Andrew reports . . .
There were only about three MEPs at the beginning of the hearing. By the end I was the only member of LIBE in the audience. The only other MEP present was the President of the Committee on the platform.
Professor Labayle spoke about there being several 'imbalances' between concerns of the European Parliament. He mentioned one between the need for security and the need for freedom and another between the rhetoric and practice policies against discrimination.
"The imbalance not mentioned by Professor Labayle is the imbalance between the rhetoric and the practice of democracy and freedom of expression.
"Political parties are banned or attempted to be banned in Belgium and Germany respectively.
"European Political Parties are encouraged and facilitated but they are told which views they may and may not hold.
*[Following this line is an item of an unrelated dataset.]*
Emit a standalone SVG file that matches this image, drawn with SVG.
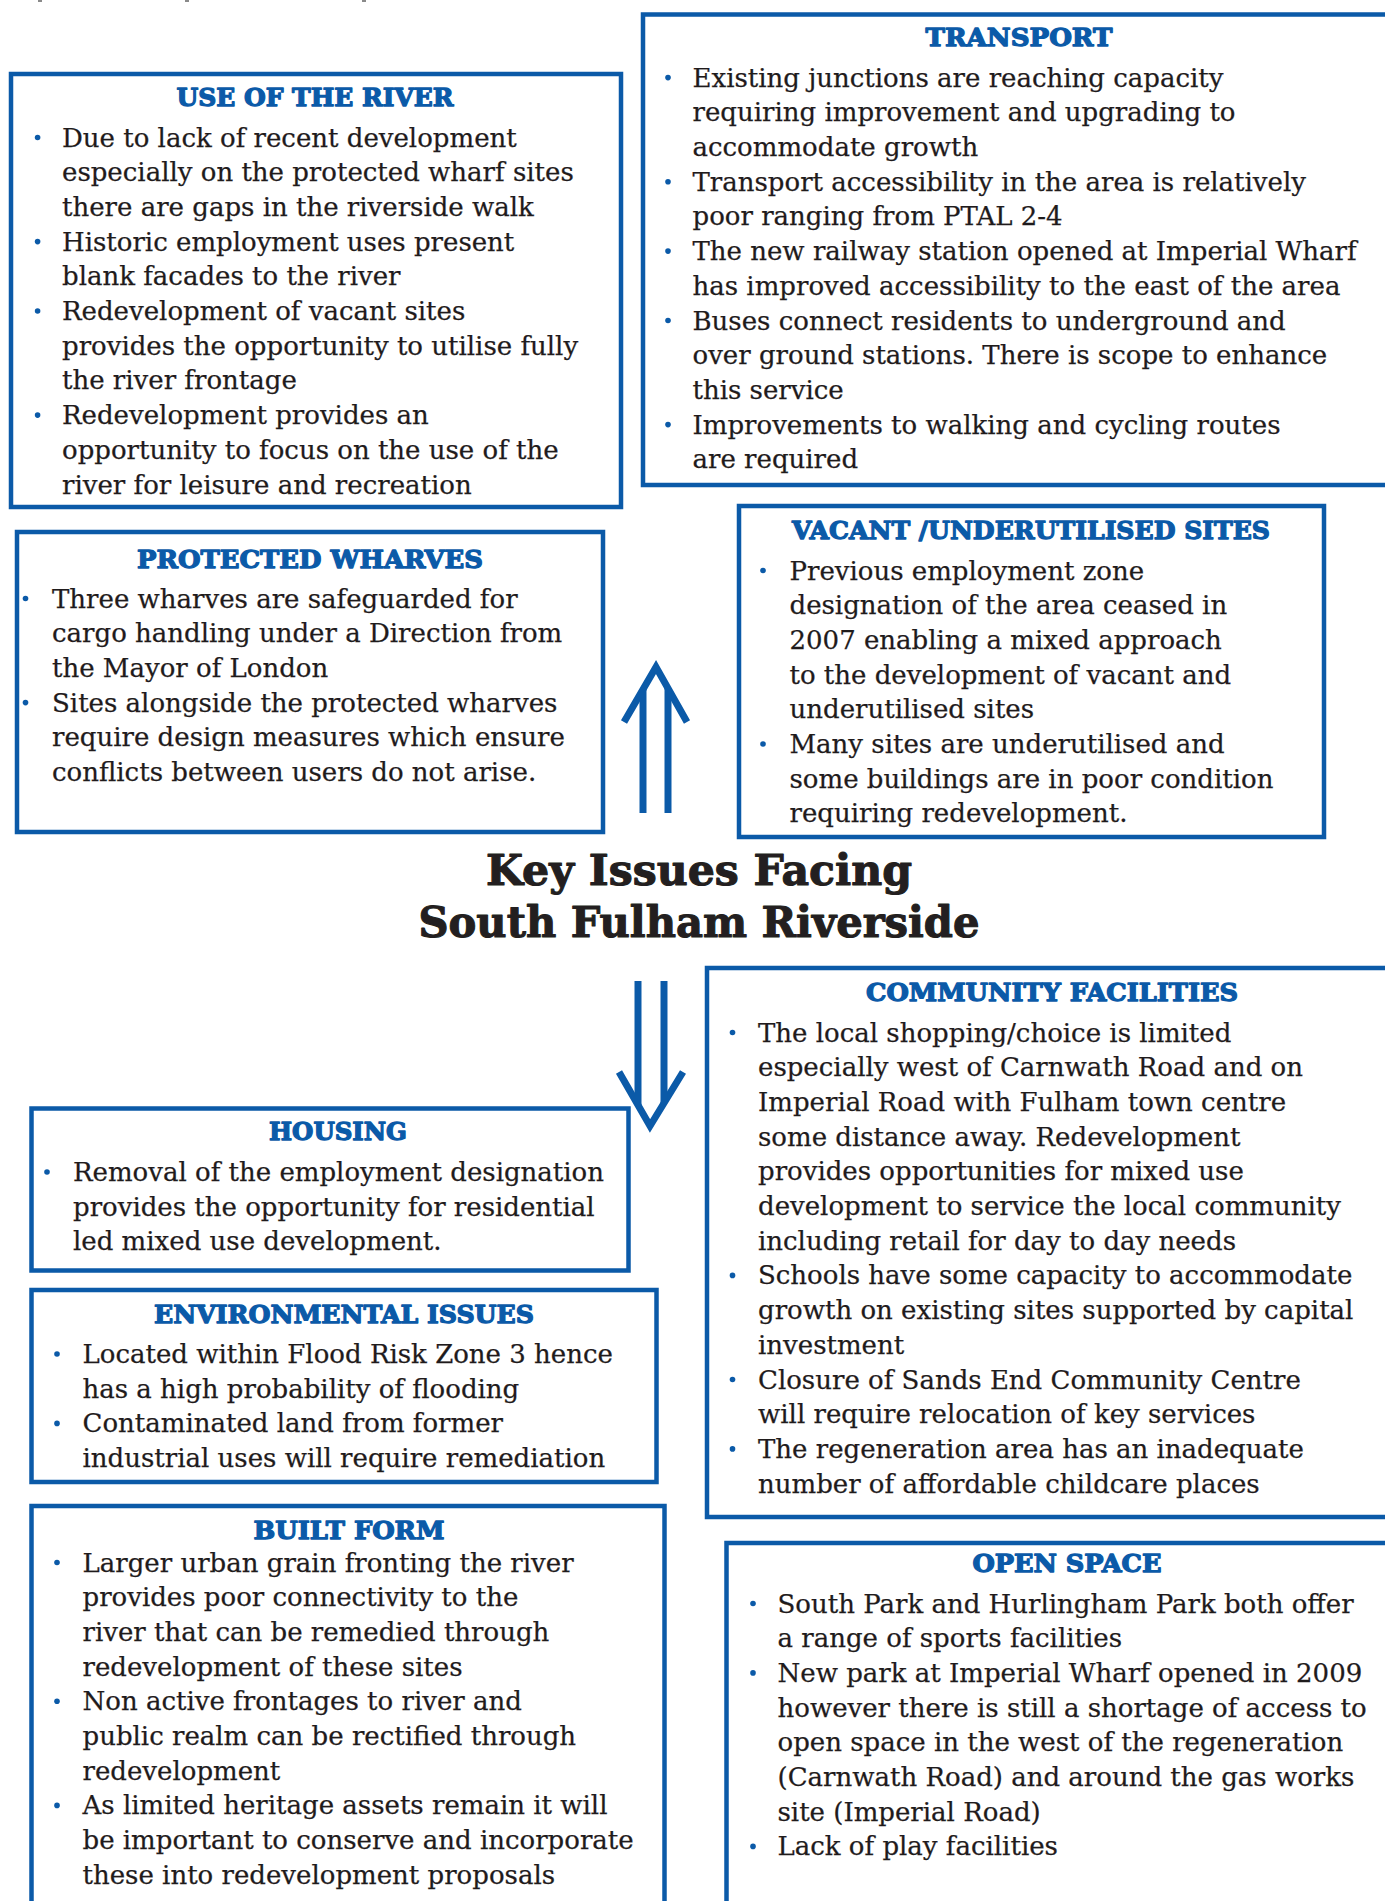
<svg xmlns="http://www.w3.org/2000/svg" width="1385" height="1901" viewBox="0 0 1385 1901">
  <defs>
    <style>
      .box { fill: none; stroke: #0b5aa8; stroke-width: 4.5; }
      .hd { font-family: "DejaVu Serif", "Liberation Serif", serif; font-weight: bold; font-size: 25px; fill: #0b5aa8; stroke: #0b5aa8; stroke-width: 1.3; stroke-linejoin: round; text-anchor: middle; }
      .tx { font-family: "DejaVu Serif", "Liberation Serif", serif; font-size: 26px; fill: #1f1b1c; stroke: #1f1b1c; stroke-width: 0.25; }
      .dot { fill: #0b5aa8; }
      .ttl { font-family: "DejaVu Serif", "Liberation Serif", serif; font-weight: bold; font-size: 42px; fill: #231f20; stroke: #231f20; stroke-width: 1.1; stroke-linejoin: round; text-anchor: middle; }
      .arw { fill: none; stroke: #0b5aa8; stroke-width: 7; stroke-linecap: butt; stroke-linejoin: miter; }
      .frag { fill: #8a8a8a; }
    </style>
  </defs>
  <rect width="1385" height="1901" fill="#ffffff"/>

  <!-- descender fragments of a caption cropped off the top edge -->
  <g id="cropped-caption">
    <rect class="frag" x="38" y="0" width="4" height="2"/>
    <rect class="frag" x="185" y="0" width="4" height="2"/>
    <rect class="frag" x="362" y="0" width="4" height="2"/>
  </g>

  <!-- central heading -->
  <g id="title">
    <text class="ttl" x="699" y="885" textLength="426" lengthAdjust="spacingAndGlyphs">Key Issues Facing</text>
    <text class="ttl" x="699" y="937" textLength="561" lengthAdjust="spacingAndGlyphs">South Fulham Riverside</text>
  </g>

  <!-- connectors: double-stroke arrows above and below the heading -->
  <g id="connectors">
    <g id="arrow-up">
      <polyline class="arw" points="624,722 656,667 687,722"/>
      <line class="arw" x1="643" y1="813" x2="643" y2="689"/>
      <line class="arw" x1="668" y1="813" x2="668" y2="688"/>
    </g>
    <g id="arrow-down">
      <polyline class="arw" points="619,1072 650,1126 683,1072"/>
      <line class="arw" x1="638" y1="981" x2="638" y2="1105"/>
      <line class="arw" x1="664" y1="981" x2="664" y2="1103"/>
    </g>
  </g>

  <g id="use-of-the-river">
    <rect class="box" x="11" y="74" width="610" height="433"/>
    <text class="hd" x="315" y="106" textLength="277" lengthAdjust="spacingAndGlyphs">USE OF THE RIVER</text>
    <circle class="dot" cx="37.6" cy="137.5" r="2.8"/>
    <circle class="dot" cx="37.6" cy="241.6" r="2.8"/>
    <circle class="dot" cx="37.6" cy="311" r="2.8"/>
    <circle class="dot" cx="37.6" cy="415.1" r="2.8"/>
    <text class="tx" y="146.5">
      <tspan x="62">Due to lack of recent development</tspan>
      <tspan x="62" dy="34.7">especially on the protected wharf sites</tspan>
      <tspan x="62" dy="34.7">there are gaps in the riverside walk</tspan>
      <tspan x="62" dy="34.7">Historic employment uses present</tspan>
      <tspan x="62" dy="34.7">blank facades to the river</tspan>
      <tspan x="62" dy="34.7">Redevelopment of vacant sites</tspan>
      <tspan x="62" dy="34.7">provides the opportunity to utilise fully</tspan>
      <tspan x="62" dy="34.7">the river frontage</tspan>
      <tspan x="62" dy="34.7">Redevelopment provides an</tspan>
      <tspan x="62" dy="34.7">opportunity to focus on the use of the</tspan>
      <tspan x="62" dy="34.7">river for leisure and recreation</tspan>
    </text>
  </g>

  <g id="transport">
    <rect class="box" x="643" y="14.5" width="760" height="470.5"/>
    <text class="hd" x="1019" y="45.5" textLength="187" lengthAdjust="spacingAndGlyphs">TRANSPORT</text>
    <circle class="dot" cx="668" cy="77.6" r="2.8"/>
    <circle class="dot" cx="668" cy="181.7" r="2.8"/>
    <circle class="dot" cx="668" cy="251.1" r="2.8"/>
    <circle class="dot" cx="668" cy="320.5" r="2.8"/>
    <circle class="dot" cx="668" cy="424.6" r="2.8"/>
    <text class="tx" y="86.6">
      <tspan x="692.5">Existing junctions are reaching capacity</tspan>
      <tspan x="692.5" dy="34.7">requiring improvement and upgrading to</tspan>
      <tspan x="692.5" dy="34.7">accommodate growth</tspan>
      <tspan x="692.5" dy="34.7">Transport accessibility in the area is relatively</tspan>
      <tspan x="692.5" dy="34.7">poor ranging from PTAL 2-4</tspan>
      <tspan x="692.5" dy="34.7">The new railway station opened at Imperial Wharf</tspan>
      <tspan x="692.5" dy="34.7">has improved accessibility to the east of the area</tspan>
      <tspan x="692.5" dy="34.7">Buses connect residents to underground and</tspan>
      <tspan x="692.5" dy="34.7">over ground stations. There is scope to enhance</tspan>
      <tspan x="692.5" dy="34.7">this service</tspan>
      <tspan x="692.5" dy="34.7">Improvements to walking and cycling routes</tspan>
      <tspan x="692.5" dy="34.7">are required</tspan>
    </text>
  </g>

  <g id="protected-wharves">
    <rect class="box" x="17" y="532" width="586" height="300"/>
    <text class="hd" x="310" y="567.5" textLength="346" lengthAdjust="spacingAndGlyphs">PROTECTED WHARVES</text>
    <circle class="dot" cx="25.5" cy="598.5" r="2.8"/>
    <circle class="dot" cx="25.5" cy="702.6" r="2.8"/>
    <text class="tx" y="607.5">
      <tspan x="52">Three wharves are safeguarded for</tspan>
      <tspan x="52" dy="34.7">cargo handling under a Direction from</tspan>
      <tspan x="52" dy="34.7">the Mayor of London</tspan>
      <tspan x="52" dy="34.7">Sites alongside the protected wharves</tspan>
      <tspan x="52" dy="34.7">require design measures which ensure</tspan>
      <tspan x="52" dy="34.7">conflicts between users do not arise.</tspan>
    </text>
  </g>

  <g id="vacant-underutilised-sites">
    <rect class="box" x="739" y="506" width="585" height="331"/>
    <text class="hd" x="1031" y="539" textLength="478" lengthAdjust="spacingAndGlyphs">VACANT /UNDERUTILISED SITES</text>
    <circle class="dot" cx="763" cy="570.5" r="2.8"/>
    <circle class="dot" cx="763" cy="744" r="2.8"/>
    <text class="tx" y="579.5">
      <tspan x="789.5">Previous employment zone</tspan>
      <tspan x="789.5" dy="34.7">designation of the area ceased in</tspan>
      <tspan x="789.5" dy="34.7">2007 enabling a mixed approach</tspan>
      <tspan x="789.5" dy="34.7">to the development of vacant and</tspan>
      <tspan x="789.5" dy="34.7">underutilised sites</tspan>
      <tspan x="789.5" dy="34.7">Many sites are underutilised and</tspan>
      <tspan x="789.5" dy="34.7">some buildings are in poor condition</tspan>
      <tspan x="789.5" dy="34.7">requiring redevelopment.</tspan>
    </text>
  </g>

  <g id="community-facilities">
    <rect class="box" x="707" y="968" width="700" height="549"/>
    <text class="hd" x="1052" y="1000.5" textLength="372" lengthAdjust="spacingAndGlyphs">COMMUNITY FACILITIES</text>
    <circle class="dot" cx="732.5" cy="1032.5" r="2.8"/>
    <circle class="dot" cx="732.5" cy="1275.4" r="2.8"/>
    <circle class="dot" cx="732.5" cy="1379.5" r="2.8"/>
    <circle class="dot" cx="732.5" cy="1448.9" r="2.8"/>
    <text class="tx" y="1041.5">
      <tspan x="758">The local shopping/choice is limited</tspan>
      <tspan x="758" dy="34.7">especially west of Carnwath Road and on</tspan>
      <tspan x="758" dy="34.7">Imperial Road with Fulham town centre</tspan>
      <tspan x="758" dy="34.7">some distance away. Redevelopment</tspan>
      <tspan x="758" dy="34.7">provides opportunities for mixed use</tspan>
      <tspan x="758" dy="34.7">development to service the local community</tspan>
      <tspan x="758" dy="34.7">including retail for day to day needs</tspan>
      <tspan x="758" dy="34.7">Schools have some capacity to accommodate</tspan>
      <tspan x="758" dy="34.7">growth on existing sites supported by capital</tspan>
      <tspan x="758" dy="34.7">investment</tspan>
      <tspan x="758" dy="34.7">Closure of Sands End Community Centre</tspan>
      <tspan x="758" dy="34.7">will require relocation of key services</tspan>
      <tspan x="758" dy="34.7">The regeneration area has an inadequate</tspan>
      <tspan x="758" dy="34.7">number of affordable childcare places</tspan>
    </text>
  </g>

  <g id="housing">
    <rect class="box" x="31.5" y="1108.5" width="597" height="162"/>
    <text class="hd" x="338" y="1139.5" textLength="138" lengthAdjust="spacingAndGlyphs">HOUSING</text>
    <circle class="dot" cx="47" cy="1172" r="2.8"/>
    <text class="tx" y="1181">
      <tspan x="73">Removal of the employment designation</tspan>
      <tspan x="73" dy="34.7">provides the opportunity for residential</tspan>
      <tspan x="73" dy="34.7">led mixed use development.</tspan>
    </text>
  </g>

  <g id="environmental-issues">
    <rect class="box" x="31.5" y="1290" width="625" height="192"/>
    <text class="hd" x="344" y="1322.5" textLength="380" lengthAdjust="spacingAndGlyphs">ENVIRONMENTAL ISSUES</text>
    <circle class="dot" cx="57" cy="1354" r="2.8"/>
    <circle class="dot" cx="57" cy="1423.4" r="2.8"/>
    <text class="tx" y="1363">
      <tspan x="82.5">Located within Flood Risk Zone 3 hence</tspan>
      <tspan x="82.5" dy="34.7">has a high probability of flooding</tspan>
      <tspan x="82.5" dy="34.7">Contaminated land from former</tspan>
      <tspan x="82.5" dy="34.7">industrial uses will require remediation</tspan>
    </text>
  </g>

  <g id="built-form">
    <rect class="box" x="31.5" y="1506" width="633" height="420"/>
    <text class="hd" x="349" y="1538.5" textLength="191" lengthAdjust="spacingAndGlyphs">BUILT FORM</text>
    <circle class="dot" cx="57" cy="1562.5" r="2.8"/>
    <circle class="dot" cx="57" cy="1701.3" r="2.8"/>
    <circle class="dot" cx="57" cy="1805.4" r="2.8"/>
    <text class="tx" y="1571.5">
      <tspan x="82.5">Larger urban grain fronting the river</tspan>
      <tspan x="82.5" dy="34.7">provides poor connectivity to the</tspan>
      <tspan x="82.5" dy="34.7">river that can be remedied through</tspan>
      <tspan x="82.5" dy="34.7">redevelopment of these sites</tspan>
      <tspan x="82.5" dy="34.7">Non active frontages to river and</tspan>
      <tspan x="82.5" dy="34.7">public realm can be rectified through</tspan>
      <tspan x="82.5" dy="34.7">redevelopment</tspan>
      <tspan x="82.5" dy="34.7">As limited heritage assets remain it will</tspan>
      <tspan x="82.5" dy="34.7">be important to conserve and incorporate</tspan>
      <tspan x="82.5" dy="34.7">these into redevelopment proposals</tspan>
    </text>
  </g>

  <g id="open-space">
    <rect class="box" x="726.5" y="1543" width="680" height="400"/>
    <text class="hd" x="1067" y="1571.5" textLength="189" lengthAdjust="spacingAndGlyphs">OPEN SPACE</text>
    <circle class="dot" cx="753" cy="1603.5" r="2.8"/>
    <circle class="dot" cx="753" cy="1672.9" r="2.8"/>
    <circle class="dot" cx="753" cy="1846.4" r="2.8"/>
    <text class="tx" y="1612.5">
      <tspan x="777.5">South Park and Hurlingham Park both offer</tspan>
      <tspan x="777.5" dy="34.7">a range of sports facilities</tspan>
      <tspan x="777.5" dy="34.7">New park at Imperial Wharf opened in 2009</tspan>
      <tspan x="777.5" dy="34.7">however there is still a shortage of access to</tspan>
      <tspan x="777.5" dy="34.7">open space in the west of the regeneration</tspan>
      <tspan x="777.5" dy="34.7">(Carnwath Road) and around the gas works</tspan>
      <tspan x="777.5" dy="34.7">site (Imperial Road)</tspan>
      <tspan x="777.5" dy="34.7">Lack of play facilities</tspan>
    </text>
  </g>
</svg>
"We are told that freedom of expression is so important but a serious Presidential candidate in France, a member of this House, is being prosecuted for a speech in support of her candidature. People are prosecuted throughout Europe for written and spoken words that do not contain even a hint of violence, threat or incitement to violence.
"I think that it was Nietzsche who said that when an idea is put into words, its time has passed.
"It is certainly true that those who talk most about freedom and democracy mean it the least.
"For freedom read repression. For democracy read control, restriction and exclusion."
Although I was the only speaker in the debate, neither of the speakers on the platform responded to my words.
I did say:
"I had intended to say that I was speaking as 33.3% of the audience but I now realise that I am 100% of the audience and 50% of the LIBE membership, including you Mr. President. Attendance was much higher yesterday I constituted about 12% of the audience!
Before we arrange further hearings, could we not ask how many LIBE members are prepared to make some sort of commitment to attend. Holding a hearing to which hardly any attend is a waste of money and very discourteous to those invited.